In his “Politics and the Engish Language,” George Orwell famously parodied a passage from the King James translation of Ecclesiastes. Let us examine Orwell’s parody in context.
“Now that I have made this catalogue of swindles and perversions, let me give another example of the kind of writing that they lead to. This time it must of its nature be an imaginary one. I am going to translate a passage of good English into modern English of the worst sort. Here is a well-known verse from Ecclesiastes:
I returned and saw under the sun, that the race is not to the swift, nor the battle to the strong, neither yet bread to the wise, nor yet riches to men of understanding, nor yet favour to men of skill; but time and chance happeneth to them all.
“Here it is in modern English:
Objective considerations of contemporary phenomena compel the conclusion that success or failure in competitive activities exhibits no tendency to be commensurate with innate capacity, but that a considerable element of the unpredictable must invariably be taken into account.
“This is a parody, but not a very gross one. ….”
Let us grant Orwell that “chance and circumstance” befall all humans, which I presume to be the point of the biblical passage. Let us stipulate as well that Orwell effectively lampooned academic and bureaucratic proclivities and parlance.
However, Orwell called the King James version “good English.” From this opinion we must all dissent. Parody and “original” are likewise defective English.
Biblical passage and parody alike are, read closely and literally, misstated. More than one clause requires the addition of an adverb such as “necessarily” or “always.” Most races are to the swift(er) runner, if for no other reason than that we determine which runner is swift(er) by who gets to the finish first. Most battles should be expected to go to the strong(er) side if that is what strength measures. Likewise, wise men and women will not be wise long if they get no bread; many men of understanding accumulate riches because they understand how to generate or preserve wealth; and many men of skill are for that reason patronized or “favoured.”
I cannot be certain which wag coined the catchphrase “The race is not always to the swift nor the battle to the strong, but that’s the way to bet,” [http://www.barrypopik.com/index.php/new_york_city/entry/the_race_is_not_always_to_the_swift_no_the_battle_to_the_strong_but_thats_t/ butI but I am certain that the waggery is truer than the passage or the parody.
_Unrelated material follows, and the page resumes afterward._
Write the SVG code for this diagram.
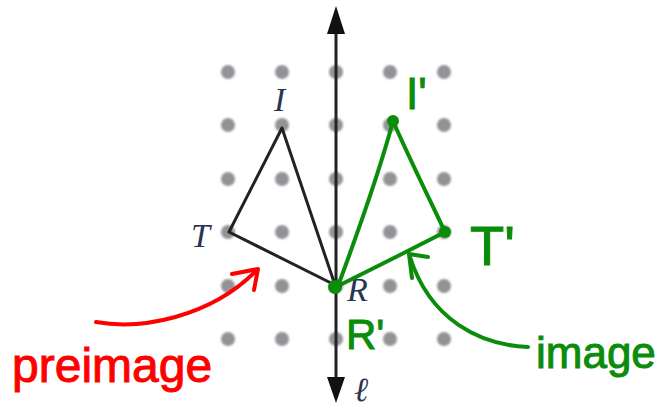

Whether Damon Runyan used the crack in More Than Somewhat or elsewhere, he and others inserted the “always” to make the saying more plausible.
So what the King James Bible misstated Damon Runyon corrected amid a quip. So what?
So this! Orwell’s parodic translation repeats the misstatement in the King James Bible!
Please re-read Orwell’s parody. “Objective considerations of contemporary phenomena compel the conclusion that success or failure in competitive activities exhibits no tendency to be commensurate with innate capacity , but that a considerable element of the unpredictable must invariably be taken into account.”
Success and failure in competitive activities “exhibits no tendency to be commensurate” with capacity? Even a casual fan of sports or student of warfare must dissent from this claim. Indeed, the claim is absurd on its face. [Please ignore Orwell’s use of “innate,” for we cannot know whether he was mocking sloppy usage or engaging in sloppy usage. Who believes that swiftness or strength are naturally present at birth?]
In addition, Orwell here uses language that seems to me metaphoric(al) yet need not call a visual image to mind, a calling forth that Orwell singled out as the, not merely a, purpose of metaphors. I might be able to visualize races going to slower runners or battle scenes, but riches and “favours” defy my poor imagination.
If King James’ passage and Orwell’s parody are each and both defective, the blame for the defect may lie with one of Orwell’s famous rules in “Politics and the English Language:”
3. If it is possible to cut a word out, always cut it out.
[Please ignore Orwell’s failure to cut out “out” twice in the very rule that requires “out” to be excised.]
Both the King James version and Orwell’s version cut out the adverb(s) that one would need to make the versions tolerably sensible. Orwell’s own rule, applied literally, generated false expressions in “good English” and “modern English of the worst sort.”